José Roberto de Castro Neves estreia na ficção com livro de tragédia à brasileira

Conhecido pelo trabalho no direito e por ensaios literários, José Roberto de Castro Neves estreia na ficção com um romance que busca passar por séculos e camadas da identidade brasileira.

“Ozymandias”, lançado pela editoria Intrínseca, chega às livrarias como uma obra que recusa a linearidade e propõe uma narrativa fantástica sobre formação do Brasil —com ecos de Shakespeare, mitologia iorubá e música popular brasileira.

Ambientado na fictícia cidade de Ateninhas, o romance acompanha gerações da família Lutero, espécie de dinastia patriarcal que domina o povoado desde a colonização até os dias atuais. Mas não há heroísmo na condução do poder. “É uma história sem heróis. Todos os personagens têm suas questões e dificuldades. Ninguém consegue se libertar do próprio destino”, afirma o autor.

A frase resume bem o espírito do livro. Para Castro Neves, “Ozymandias” é “uma tragédia grega que se passa no Brasil”. As páginas não têm números de acordo com uma decisão do próprio autor: “Quis dar ao leitor o tempo do livro, permitir uma viagem sem limitação do tempo. A história não é contada em linha reta.”

Entre as dezenas de personagens estão uma jovem em fuga que se aproxima de uma verdade trágica, uma parteira movida por vingança e uma imigrante italiana dividida entre o marido e o amante.

As tramas se entrelaçam por meio de Metinques —ou “me thinks”, como brinca o autor—, bibliotecário e narrador da história. A biblioteca, aliás, é uma metáfora central da obra. “Imagine um lugar onde os livros desaparecem e as mulheres se tornam inférteis. É o que acontece quando não cuidamos da cultura e das nossas origens.”
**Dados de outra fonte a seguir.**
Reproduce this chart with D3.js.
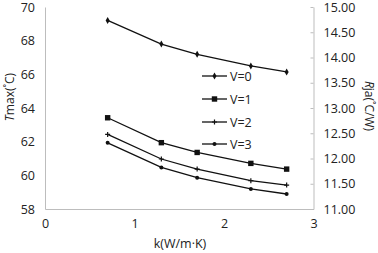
<!DOCTYPE html>
<html><head><meta charset="utf-8">
<script src="https://cdn.jsdelivr.net/npm/d3@7"></script>
<style>body{margin:0;background:#fff}svg text{font-family:"Open Sans",sans-serif;fill:#222}</style>
</head><body><svg id="c" width="378" height="253"></svg>
<script>
const kValues = [0.7, 1.3, 1.7, 2.3, 2.7];
const seriesNames = ["V=0", "V=1", "V=2", "V=3"];
const v0 = [69.2, 67.8, 67.19, 66.5, 66.14];
const v1 = [63.42, 61.94, 61.36, 60.71, 60.37];
const v2 = [62.43, 60.97, 60.37, 59.68, 59.42];
const v3 = [61.93, 60.47, 59.86, 59.19, 58.89];
const xTicks = [0, 1, 2, 3];
const yTicks = [58, 60, 62, 64, 66, 68, 70];
const y2Ticks = [11, 11.5, 12, 12.5, 13, 13.5, 14, 14.5, 15];

const svg = d3.select("#c");
const x = d3.scaleLinear().domain([0, 3]).range([45, 313.5]);
const y = d3.scaleLinear().domain([58, 70]).range([209, 7]);
const y2 = d3.scaleLinear().domain([11, 15]).range([209, 7]);
const grey = "#bdbdbd";

// axes
const gx = svg.append("g").attr("transform", "translate(0,209)")
  .call(d3.axisBottom(x).tickValues(xTicks).tickSize(0).tickPadding(10).tickFormat(d3.format("d")));
const gy = svg.append("g").attr("transform", "translate(45,0)")
  .call(d3.axisLeft(y).tickValues(yTicks).tickSize(0).tickPadding(10));
const gy2 = svg.append("g").attr("transform", "translate(313.5,0)")
  .call(d3.axisRight(y2).tickValues(y2Ticks).tickSizeInner(-3).tickSizeOuter(0).tickPadding(10).tickFormat(d3.format(".2f")));
[gx, gy, gy2].forEach(g => {
  g.select(".domain").attr("stroke", grey);
  g.selectAll(".tick line").attr("stroke", grey);
  g.selectAll("text").attr("font-size", 12.5).attr("font-family", "Open Sans").attr("fill", "#222");
});

// axis titles
svg.append("text").attr("x", 180).attr("y", 248).attr("text-anchor", "middle").attr("font-size", 12.5).text("k(W/m·K)");
const t1 = svg.append("text").attr("transform", "translate(14,97) rotate(-90)").attr("text-anchor", "middle").attr("font-size", 12);
t1.append("tspan").attr("font-style", "italic").text("T");
t1.append("tspan").text("max(˚C)");
const t2 = svg.append("text").attr("transform", "translate(365,106) rotate(90)").attr("text-anchor", "middle").attr("font-size", 12);
t2.append("tspan").attr("font-style", "italic").text("R");
t2.append("tspan").text("ja(˚C/W)");

const data = [v0, v1, v2, v3];
const line = d3.line().x((d, i) => x(kValues[i])).y(d => y(d));

function marker(g, type, cx, cy) {
  if (type === 0) g.append("path").attr("d", d3.symbol(d3.symbolDiamond, 14)()).attr("transform", `translate(${cx},${cy})`).attr("fill", "#111");
  else if (type === 1) g.append("rect").attr("x", cx - 2.7).attr("y", cy - 2.7).attr("width", 5.4).attr("height", 5.4).attr("fill", "#111");
  else if (type === 2) g.append("path").attr("d", `M${cx-2.5},${cy}H${cx+2.5}M${cx},${cy-2.5}V${cy+2.5}`).attr("stroke", "#111").attr("stroke-width", 1.2);
  else g.append("circle").attr("cx", cx).attr("cy", cy).attr("r", 2).attr("fill", "#111");
}

data.forEach((s, k) => {
  svg.append("path").datum(s).attr("d", line).attr("fill", "none").attr("stroke", "#111").attr("stroke-width", 1.3);
  const g = svg.append("g");
  s.forEach((d, i) => marker(g, k, x(kValues[i]), y(d)));
});

// legend
const legY = [76, 99, 122, 144];
seriesNames.forEach((n, k) => {
  const g = svg.append("g");
  g.append("line").attr("x1", 202).attr("x2", 227).attr("y1", legY[k]).attr("y2", legY[k]).attr("stroke", "#111").attr("stroke-width", 1.3);
  marker(g, k, 214.5, legY[k]);
  g.append("text").attr("x", 230).attr("y", legY[k] + 4.5).attr("font-size", 12.5).text(n);
});
</script></body></html>
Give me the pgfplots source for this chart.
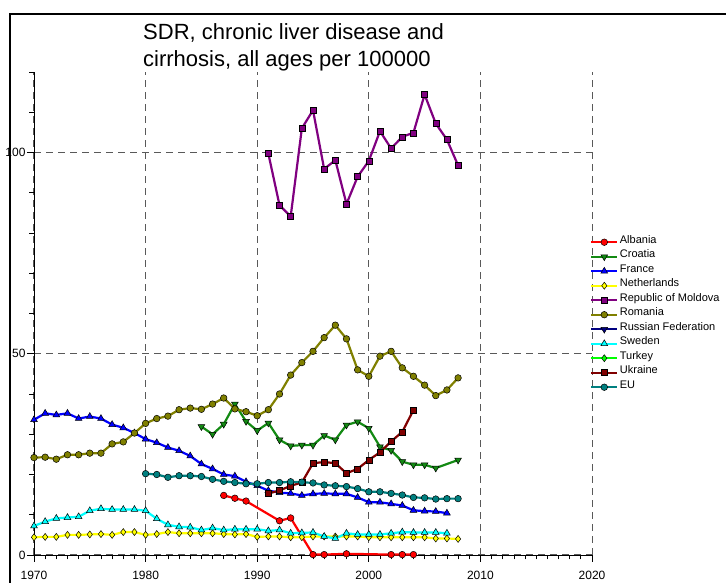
\documentclass[border=0pt]{standalone}
\usepackage{pgfplots}
\pgfplotsset{compat=1.18}
\usepackage{fontspec}
\setmainfont{Liberation Sans}
\definecolor{cAlb}{HTML}{FF0000}
\definecolor{cCro}{HTML}{138A13}
\definecolor{cFra}{HTML}{0000FF}
\definecolor{cNet}{HTML}{FFFF00}
\definecolor{cMol}{HTML}{800080}
\definecolor{cRom}{HTML}{808000}
\definecolor{cRus}{HTML}{000080}
\definecolor{cSwe}{HTML}{00FFFF}
\definecolor{cTur}{HTML}{00FF00}
\definecolor{cUkr}{HTML}{800000}
\definecolor{cEU}{HTML}{008080}
\pgfplotsset{mk/.style={mark options={solid, draw=black, line width=0.5pt, fill=#1}},
  mkd/.style={mark options={solid, draw=black, line width=0.5pt, fill=#1, rotate=180}}}
\newcommand{\tl}{\fontsize{12}{14}\selectfont}
\begin{document}
\begin{tikzpicture}
\useasboundingbox (-34pt,-28pt) rectangle (692pt,555pt);
\begin{axis}[
  scale only axis, width=558pt, height=483pt,
  xmin=1970, xmax=2020, ymin=0, ymax=120,
  axis x line=bottom, axis y line=left,
  axis line style={-, black, line width=0.8pt},
  xtick={1970,1980,...,2020}, minor x tick num=9,
  ytick={0,50,100}, minor ytick={10,20,30,40,60,70,80,90,110,120},
  xticklabels={{\tl 1970},{\tl 1980},{\tl 1990},{\tl 2000},{\tl 2010},{\tl 2020}},
  yticklabels={{\tl 0},{\tl 50},{\tl 100}},
  tick align=outside, major tick length=7pt, minor tick length=4.5pt,
  tick style={black, line width=0.7pt},
  xmajorgrids, ymajorgrids,
  major grid style={dash pattern=on 7pt off 5pt, color=black!65, line width=1pt},
  xticklabel style={yshift=-6pt},
  yticklabel style={xshift=2pt},
  clip=false,
  legend style={draw=none, fill=none, at={(0.9964,0.6630)}, anchor=north west,
    inner sep=0pt, row sep=0pt, font=\fontsize{11}{12}\selectfont,
    nodes={inner ysep=0pt, inner xsep=1.5pt, text height=8.5pt, text depth=6pt}},
  legend cell align=left,
  legend image code/.code={\draw[mark repeat=2,mark phase=2] plot coordinates {(0pt,0pt) (13pt,0pt) (26pt,0pt)};},
  every axis plot/.append style={line width=2.2pt},
]
% Albania
\addplot[color=cAlb, mark=*, mark size=3.3pt, mk=cAlb] coordinates {
(1987,14.8) (1988,14.1) (1989,13.4) (1992,8.5) (1993,9.2) (1995,0.1) (1996,0.1) (1998,0.3) (2002,0.1) (2003,0.1) (2004,0.1)};
% Croatia
\addplot[color=cCro, mark=triangle*, mark size=3.9pt, mkd=cCro] coordinates {
(1985,31.9) (1986,30.0) (1987,32.5) (1988,37.5) (1989,33.2) (1990,30.9) (1991,32.8) (1992,28.6) (1993,27.1) (1994,27.3) (1995,27.3) (1996,29.7) (1997,28.6) (1998,32.3) (1999,33.1) (2000,31.5) (2001,26.9) (2002,26.0) (2003,23.2) (2004,22.4) (2005,22.4) (2006,21.6) (2008,23.6)};
% France
\addplot[color=cFra, mark=triangle*, mark size=3.9pt, mk=cFra] coordinates {
(1970,33.6) (1971,35.2) (1972,34.8) (1973,35.2) (1974,33.9) (1975,34.4) (1976,33.9) (1977,32.4) (1978,31.6) (1979,30.3) (1980,28.8) (1981,27.9) (1982,26.7) (1983,25.9) (1984,24.6) (1985,22.6) (1986,21.4) (1987,20.0) (1988,19.6) (1989,18.2) (1990,17.2) (1991,16.0) (1992,15.5) (1993,15.3) (1994,14.8) (1995,15.2) (1996,15.3) (1997,15.2) (1998,15.2) (1999,14.3) (2000,13.1) (2001,13.1) (2002,12.7) (2003,12.3) (2004,11.1) (2005,10.9) (2006,10.8) (2007,10.4)};
% Netherlands
\addplot[color=cNet, mark=diamond*, mark size=3.5pt, mk=cNet] coordinates {
(1970,4.4) (1971,4.5) (1972,4.5) (1973,5.0) (1974,5.0) (1975,5.1) (1976,5.2) (1977,5.0) (1978,5.7) (1979,5.7) (1980,5.0) (1981,5.2) (1982,5.7) (1983,5.4) (1984,5.4) (1985,5.4) (1986,5.4) (1987,5.2) (1988,5.1) (1989,5.2) (1990,4.5) (1991,4.6) (1992,4.6) (1993,4.4) (1994,4.4) (1995,4.6) (1996,4.6) (1997,4.6) (1998,4.6) (1999,4.6) (2000,4.4) (2001,4.4) (2002,4.4) (2003,4.4) (2004,4.4) (2005,4.4) (2006,4.1) (2007,4.1) (2008,4.0)};
% Moldova
\addplot[color=cMol, mark=square*, mark size=3pt, mk=cMol] coordinates {
(1991,99.7) (1992,86.9) (1993,84.1) (1994,106.0) (1995,110.5) (1996,95.9) (1997,98.1) (1998,87.2) (1999,94.0) (2000,97.9) (2001,105.3) (2002,101.0) (2003,103.9) (2004,104.9) (2005,114.4) (2006,107.2) (2007,103.2) (2008,96.8)};
% Romania
\addplot[color=cRom, mark=*, mark size=3.3pt, mk=cRom] coordinates {
(1970,24.2) (1971,24.3) (1972,23.8) (1973,24.9) (1974,24.9) (1975,25.3) (1976,25.3) (1977,27.6) (1978,28.1) (1979,30.3) (1980,32.7) (1981,33.9) (1982,34.5) (1983,36.1) (1984,36.5) (1985,36.2) (1986,37.5) (1987,39.0) (1988,36.3) (1989,35.6) (1990,34.6) (1991,36.1) (1992,40.0) (1993,44.7) (1994,47.8) (1995,50.6) (1996,54.0) (1997,57.1) (1998,53.7) (1999,46.0) (2000,44.4) (2001,49.4) (2002,50.6) (2003,46.5) (2004,44.4) (2005,42.2) (2006,39.6) (2007,41.0) (2008,44.0)};
% Russian Federation (legend only)
\addlegendimage{color=cRus, line width=2.2pt, mark=triangle*, mark size=3.9pt, mkd=cRus}
% Sweden
\addplot[color=cSwe, mark=triangle*, mark size=3.9pt, mk=cSwe] coordinates {
(1970,7.2) (1971,8.3) (1972,9.1) (1973,9.3) (1974,9.5) (1975,11.0) (1976,11.5) (1977,11.3) (1978,11.3) (1979,11.3) (1980,11.0) (1981,9.0) (1982,7.5) (1983,7.0) (1984,6.9) (1985,6.2) (1986,6.7) (1987,6.2) (1988,6.4) (1989,6.4) (1990,6.4) (1991,6.0) (1992,6.2) (1993,5.4) (1994,5.5) (1995,5.6) (1996,4.6) (1997,4.1) (1998,5.4) (1999,5.1) (2000,5.1) (2001,5.1) (2002,5.4) (2003,5.7) (2004,5.6) (2005,5.6) (2006,5.6) (2007,5.4)};
% Turkey (legend only)
\addlegendimage{color=cTur, line width=2.2pt, mark=diamond*, mark size=3.5pt, mk=cTur}
% Ukraine
\addplot[color=cUkr, mark=square*, mark size=3pt, mk=cUkr] coordinates {
(1991,15.3) (1992,16.0) (1993,17.2) (1994,18.0) (1995,22.8) (1996,23.1) (1997,22.8) (1998,20.3) (1999,21.4) (2000,23.6) (2001,25.5) (2002,28.2) (2003,30.6) (2004,36.0)};
% EU
\addplot[color=cEU, mark=*, mark size=3.3pt, mk=cEU] coordinates {
(1980,20.2) (1981,20.0) (1982,19.3) (1983,19.7) (1984,19.7) (1985,19.5) (1986,18.8) (1987,18.3) (1988,18.0) (1989,17.7) (1990,17.7) (1991,18.0) (1992,18.0) (1993,18.2) (1994,18.1) (1995,17.9) (1996,17.4) (1997,17.2) (1998,17.0) (1999,16.5) (2000,15.7) (2001,15.7) (2002,15.3) (2003,14.9) (2004,14.3) (2005,14.2) (2006,13.9) (2007,14.0) (2008,14.0)};
\legend{Albania,Croatia,France,Netherlands,Republic of Moldova,Romania,Russian Federation,Sweden,Turkey,Ukraine,EU}
\end{axis}
\draw[black, line width=1.6pt] (-24pt,-30pt) -- (-24pt,541pt) -- (694pt,541pt);
\node[anchor=base west, inner sep=0pt, font=\fontsize{22}{26}\selectfont] at (109pt,515.5pt) {SDR, chronic liver disease and};
\node[anchor=base west, inner sep=0pt, font=\fontsize{22}{26}\selectfont] at (109pt,488.5pt) {cirrhosis, all ages per 100000};
\end{tikzpicture}
\end{document}
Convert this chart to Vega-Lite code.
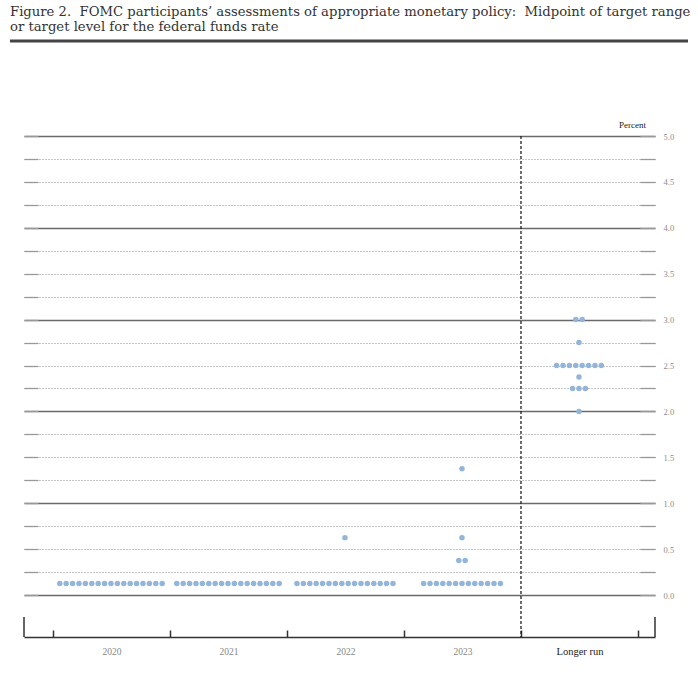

A ideia do destino percorre toda a narrativa. Castro Neves vê nisso uma herança clássica e um problema moderno. “Escapar do destino é o sonho do homem contemporâneo. Mas isso talvez seja impossível.” A culpa, também recorrente, ecoa Shakespeare, Dostoiévski e a própria Bíblia: “Está em Macbeth, em Crime e Castigo, em Adão e Eva. É estrutural”, diz o autor.

O título do livro, que acaba por nomear também sua protagonista, remete ao poema homônimo de Percy Shelley, publicado em 1818. Na obra, um viajante encontra no deserto os restos de uma estátua colapsada, vestígios do império de um faraó que acreditava ser eterno.

Segundo Castro Neves, é uma reflexão sobre o poder, a passagem do tempo e a necessidade de humildade diante da existência —temas centrais também em “Ozymandias”.

Com referências que incluem a tragédia grega e a música popular brasileira, “Ozymandias” aposta no repertório cultural do leitor e se afasta, deliberadamente, de soluções óbvias. “Não há nada à toa no livro. Cada elemento tem sua função simbólica.”

O autor parte de Dante e Virgílio para citar trechos de Roberto Carlos e Beto Guedes, compondo um panorama híbrido da cultura nacional. “Essa mistura é o Brasil”, pontua Castro Neves.

Professor universitário há 30 anos que se descreve como “um leitor compulsivo, quase patológico”, Castro Neves acaba de enviar sua candidatura à Academia Brasileira de Letras, para a qual tem boas chances de ser eleito no próximo dia 29, segundo acadêmicos. Ele ocuparia a cadeira 26, deixada vaga por Marcos Vilaça.

“É um sonho, um lugar de pessoas incríveis. Seria uma grande honra”, diz.